• _Information provided_:
______

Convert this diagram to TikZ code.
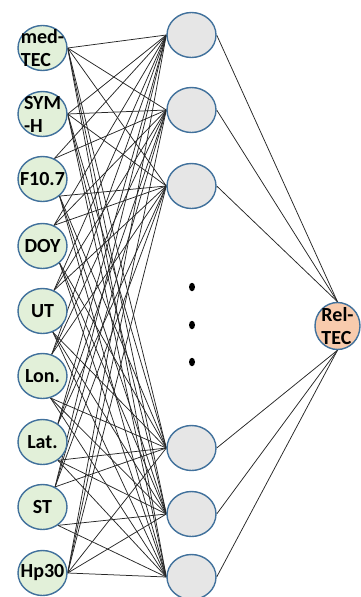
\documentclass[tikz,border=0pt]{standalone}
\usepackage{fontspec}
\setmainfont{Carlito}
\usetikzlibrary{shapes.geometric,backgrounds}
\definecolor{nodeblue}{HTML}{41719C}
\definecolor{ingreen}{HTML}{E2F0D9}
\definecolor{hidgrey}{HTML}{E6E6E6}
\definecolor{outpeach}{HTML}{F8CBAD}
\begin{document}
\begin{tikzpicture}[x=1pt,y=-1pt,
  lbl/.style={font=\bfseries\fontsize{20}{23}\selectfont, align=left, inner sep=0pt, text=black},
  base/.style={ellipse, draw=nodeblue, line width=1.4pt, inner sep=0pt},
  inp/.style={base, fill=ingreen, minimum width=49pt, minimum height=45pt},
  hid/.style={base, fill=hidgrey, minimum width=49pt, minimum height=45pt},
  outn/.style={base, fill=outpeach, minimum width=45pt, minimum height=47pt},
  link/.style={line width=0.75pt, black!85},
  dot/.style={ellipse, fill=black, inner sep=0pt, minimum width=6pt, minimum height=8.5pt}]
\useasboundingbox (0,0) rectangle (361,597);

% input nodes
\node[inp, label={[lbl]center:med-\\TEC}] (in1) at (42.5,48) {};
\node[inp, label={[lbl]center:SYM\\-H}] (in2) at (42.5,114) {};
\node[inp, label={[lbl]center:F10.7}] (in3) at (42.5,179) {};
\node[inp, label={[lbl]center:DOY}] (in4) at (42.5,246) {};
\node[inp, label={[lbl]center:UT}] (in5) at (42.5,311) {};
\node[inp, label={[lbl]center:Lon.}] (in6) at (42.5,376) {};
\node[inp, label={[lbl]center:Lat.}] (in7) at (42.5,442) {};
\node[inp, label={[lbl]center:ST}] (in8) at (42.5,507) {};
\node[inp, label={[lbl]center:Hp30}] (in9) at (42.5,573) {};

% hidden nodes
\node[hid] (h1) at (191.5,35) {};
\node[hid] (h2) at (191.5,110) {};
\node[hid] (h3) at (191.5,186) {};
\node[hid] (h4) at (191.5,448) {};
\node[hid] (h5) at (191.5,514) {};
\node[hid] (h6) at (191.5,577) {};

% dots
\node[dot] (d1) at (192,287) {};
\node[dot] (d2) at (192,325) {};
\node[dot] (d3) at (192,362) {};

% output
\node[outn, label={[lbl]center:Rel-\\TEC}] (out) at (337.5,326) {};

\begin{scope}[on background layer]
\def\iny{{48,114,179,246,311,376,442,507,573}}
\def\hy{{35,110,186,448,514,577}}
\foreach \i/\ua/\da in {1/0/0, 2/0/0, 3/60/-45, 4/61/-45, 5/61/-64, 6/67/-70, 7/50/-50, 8/58/-50, 9/0/0}{
  \foreach \j in {1,...,6}{
    \pgfmathsetmacro{\ang}{\iny[\i-1] > \hy[\j-1] ? \ua : \da}
    \draw[link] (in\i.\ang) -- (h\j.west);
  }
}
\foreach \j in {1,2,3}{\draw[link] (h\j.east) -- (out.north);}
\foreach \j in {4,5,6}{\draw[link] (h\j.east) -- (out.south);}
\end{scope}
\end{tikzpicture}
\end{document}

______

• _Required task_:
Make an exact reproduction of the listing above, without any pictures.

• _Result_:
Convert this diagram to TikZ code.
\documentclass[tikz,border=0pt]{standalone}
\usepackage{fontspec}
\setmainfont{Carlito}
\usetikzlibrary{shapes.geometric,backgrounds}
\definecolor{nodeblue}{HTML}{41719C}
\definecolor{ingreen}{HTML}{E2F0D9}
\definecolor{hidgrey}{HTML}{E6E6E6}
\definecolor{outpeach}{HTML}{F8CBAD}
\begin{document}
\begin{tikzpicture}[x=1pt,y=-1pt,
  lbl/.style={font=\bfseries\fontsize{20}{23}\selectfont, align=left, inner sep=0pt, text=black},
  base/.style={ellipse, draw=nodeblue, line width=1.4pt, inner sep=0pt},
  inp/.style={base, fill=ingreen, minimum width=49pt, minimum height=45pt},
  hid/.style={base, fill=hidgrey, minimum width=49pt, minimum height=45pt},
  outn/.style={base, fill=outpeach, minimum width=45pt, minimum height=47pt},
  link/.style={line width=0.75pt, black!85},
  dot/.style={ellipse, fill=black, inner sep=0pt, minimum width=6pt, minimum height=8.5pt}]
\useasboundingbox (0,0) rectangle (361,597);

% input nodes
\node[inp, label={[lbl]center:med-\\TEC}] (in1) at (42.5,48) {};
\node[inp, label={[lbl]center:SYM\\-H}] (in2) at (42.5,114) {};
\node[inp, label={[lbl]center:F10.7}] (in3) at (42.5,179) {};
\node[inp, label={[lbl]center:DOY}] (in4) at (42.5,246) {};
\node[inp, label={[lbl]center:UT}] (in5) at (42.5,311) {};
\node[inp, label={[lbl]center:Lon.}] (in6) at (42.5,376) {};
\node[inp, label={[lbl]center:Lat.}] (in7) at (42.5,442) {};
\node[inp, label={[lbl]center:ST}] (in8) at (42.5,507) {};
\node[inp, label={[lbl]center:Hp30}] (in9) at (42.5,573) {};

% hidden nodes
\node[hid] (h1) at (191.5,35) {};
\node[hid] (h2) at (191.5,110) {};
\node[hid] (h3) at (191.5,186) {};
\node[hid] (h4) at (191.5,448) {};
\node[hid] (h5) at (191.5,514) {};
\node[hid] (h6) at (191.5,577) {};

% dots
\node[dot] (d1) at (192,287) {};
\node[dot] (d2) at (192,325) {};
\node[dot] (d3) at (192,362) {};

% output
\node[outn, label={[lbl]center:Rel-\\TEC}] (out) at (337.5,326) {};

\begin{scope}[on background layer]
\def\iny{{48,114,179,246,311,376,442,507,573}}
\def\hy{{35,110,186,448,514,577}}
\foreach \i/\ua/\da in {1/0/0, 2/0/0, 3/60/-45, 4/61/-45, 5/61/-64, 6/67/-70, 7/50/-50, 8/58/-50, 9/0/0}{
  \foreach \j in {1,...,6}{
    \pgfmathsetmacro{\ang}{\iny[\i-1] > \hy[\j-1] ? \ua : \da}
    \draw[link] (in\i.\ang) -- (h\j.west);
  }
}
\foreach \j in {1,2,3}{\draw[link] (h\j.east) -- (out.north);}
\foreach \j in {4,5,6}{\draw[link] (h\j.east) -- (out.south);}
\end{scope}
\end{tikzpicture}
\end{document}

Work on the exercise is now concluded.